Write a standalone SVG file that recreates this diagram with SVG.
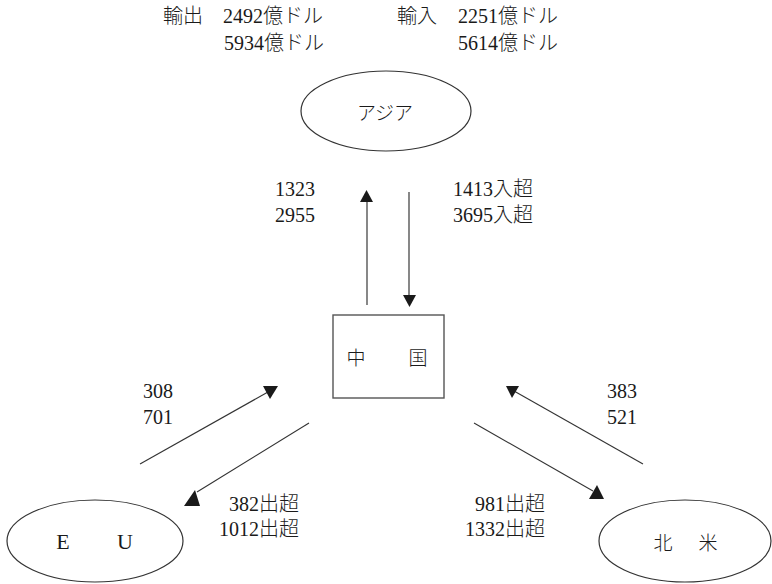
<svg xmlns="http://www.w3.org/2000/svg" width="772" height="584" viewBox="0 0 772 584">
<style>
  text { font-family: "Liberation Serif", "Noto Sans CJK JP", serif; font-size: 20px; font-weight: 300; fill: #1a1a1a; }
  .node { fill: #fff; stroke: #333; stroke-width: 1.2; }
  .lbl { font-size: 19px; }
  .lat { font-size: 22px; }
  .ln { stroke: #333; stroke-width: 1.1; fill: none; }
  .vln { stroke: #555; stroke-width: 1.4; fill: none; }
  .head { fill: #1a1a1a; stroke: none; }
</style>
<rect width="772" height="584" fill="#fff"/>

<g id="header">
  <text x="163" y="23">輸出</text>
  <text x="223" y="23">2492億ドル</text>
  <text x="224" y="50">5934億ドル</text>
  <text x="397" y="23">輸入</text>
  <text x="458" y="23">2251億ドル</text>
  <text x="458" y="50">5614億ドル</text>
</g>

<g id="asia">
  <ellipse class="node" cx="386" cy="111" rx="85" ry="40"/>
  <text class="lbl" x="385" y="120" text-anchor="middle">アジア</text>
</g>

<g id="china">
  <rect class="node" x="333" y="315" width="111" height="83" style="stroke:#555;stroke-width:1.4"/>
  <text class="lbl" x="356" y="365" text-anchor="middle">中</text>
  <text class="lbl" x="418" y="365" text-anchor="middle">国</text>
</g>

<g id="eu">
  <ellipse class="node" cx="95" cy="541" rx="88" ry="41"/>
  <text class="lat" x="63" y="549" text-anchor="middle">E</text>
  <text class="lat" x="125" y="549" text-anchor="middle">U</text>
</g>

<g id="northamerica">
  <ellipse class="node" cx="685" cy="541" rx="86" ry="41"/>
  <text class="lbl" x="663" y="550" text-anchor="middle">北</text>
  <text class="lbl" x="708" y="550" text-anchor="middle">米</text>
</g>

<g id="connectors">
  <line class="vln" x1="367" y1="305" x2="367" y2="200"/>
  <polygon class="head" points="360,202 373,202 366.5,190"/>
  <line class="vln" x1="409" y1="192" x2="409" y2="297"/>
  <polygon class="head" points="403,295 416,295 409.5,307"/>

  <line class="ln" x1="140" y1="464" x2="268" y2="392"/>
  <polygon class="head" points="263,386 278,386 270,399"/>
  <line class="ln" x1="643" y1="464" x2="514" y2="391"/>
  <polygon class="head" points="506,386 519,386 512,398"/>

  <line class="ln" x1="309" y1="423" x2="197" y2="492"/>
  <polygon class="head" points="184,506 200,506 195,490"/>
  <line class="ln" x1="474" y1="423" x2="593" y2="491"/>
  <polygon class="head" points="589,499 604,499 597,485"/>
</g>

<g id="labels">
  <text x="275" y="196">1323</text>
  <text x="275" y="222">2955</text>
  <text x="453" y="196">1413入超</text>
  <text x="453" y="222">3695入超</text>
  <text x="143" y="398">308</text>
  <text x="143" y="424">701</text>
  <text x="607" y="398">383</text>
  <text x="607" y="424">521</text>
  <text x="299" y="511" text-anchor="end">382出超</text>
  <text x="299" y="536" text-anchor="end">1012出超</text>
  <text x="545" y="511" text-anchor="end">981出超</text>
  <text x="545" y="536" text-anchor="end">1332出超</text>
</g>
</svg>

## Aim of the exercise
Quote the listing above in full, except for the pictures.

## Solution for this problem
Write a standalone SVG file that recreates this diagram with SVG.
<svg xmlns="http://www.w3.org/2000/svg" width="772" height="584" viewBox="0 0 772 584">
<style>
  text { font-family: "Liberation Serif", "Noto Sans CJK JP", serif; font-size: 20px; font-weight: 300; fill: #1a1a1a; }
  .node { fill: #fff; stroke: #333; stroke-width: 1.2; }
  .lbl { font-size: 19px; }
  .lat { font-size: 22px; }
  .ln { stroke: #333; stroke-width: 1.1; fill: none; }
  .vln { stroke: #555; stroke-width: 1.4; fill: none; }
  .head { fill: #1a1a1a; stroke: none; }
</style>
<rect width="772" height="584" fill="#fff"/>

<g id="header">
  <text x="163" y="23">輸出</text>
  <text x="223" y="23">2492億ドル</text>
  <text x="224" y="50">5934億ドル</text>
  <text x="397" y="23">輸入</text>
  <text x="458" y="23">2251億ドル</text>
  <text x="458" y="50">5614億ドル</text>
</g>

<g id="asia">
  <ellipse class="node" cx="386" cy="111" rx="85" ry="40"/>
  <text class="lbl" x="385" y="120" text-anchor="middle">アジア</text>
</g>

<g id="china">
  <rect class="node" x="333" y="315" width="111" height="83" style="stroke:#555;stroke-width:1.4"/>
  <text class="lbl" x="356" y="365" text-anchor="middle">中</text>
  <text class="lbl" x="418" y="365" text-anchor="middle">国</text>
</g>

<g id="eu">
  <ellipse class="node" cx="95" cy="541" rx="88" ry="41"/>
  <text class="lat" x="63" y="549" text-anchor="middle">E</text>
  <text class="lat" x="125" y="549" text-anchor="middle">U</text>
</g>

<g id="northamerica">
  <ellipse class="node" cx="685" cy="541" rx="86" ry="41"/>
  <text class="lbl" x="663" y="550" text-anchor="middle">北</text>
  <text class="lbl" x="708" y="550" text-anchor="middle">米</text>
</g>

<g id="connectors">
  <line class="vln" x1="367" y1="305" x2="367" y2="200"/>
  <polygon class="head" points="360,202 373,202 366.5,190"/>
  <line class="vln" x1="409" y1="192" x2="409" y2="297"/>
  <polygon class="head" points="403,295 416,295 409.5,307"/>

  <line class="ln" x1="140" y1="464" x2="268" y2="392"/>
  <polygon class="head" points="263,386 278,386 270,399"/>
  <line class="ln" x1="643" y1="464" x2="514" y2="391"/>
  <polygon class="head" points="506,386 519,386 512,398"/>

  <line class="ln" x1="309" y1="423" x2="197" y2="492"/>
  <polygon class="head" points="184,506 200,506 195,490"/>
  <line class="ln" x1="474" y1="423" x2="593" y2="491"/>
  <polygon class="head" points="589,499 604,499 597,485"/>
</g>

<g id="labels">
  <text x="275" y="196">1323</text>
  <text x="275" y="222">2955</text>
  <text x="453" y="196">1413入超</text>
  <text x="453" y="222">3695入超</text>
  <text x="143" y="398">308</text>
  <text x="143" y="424">701</text>
  <text x="607" y="398">383</text>
  <text x="607" y="424">521</text>
  <text x="299" y="511" text-anchor="end">382出超</text>
  <text x="299" y="536" text-anchor="end">1012出超</text>
  <text x="545" y="511" text-anchor="end">981出超</text>
  <text x="545" y="536" text-anchor="end">1332出超</text>
</g>
</svg>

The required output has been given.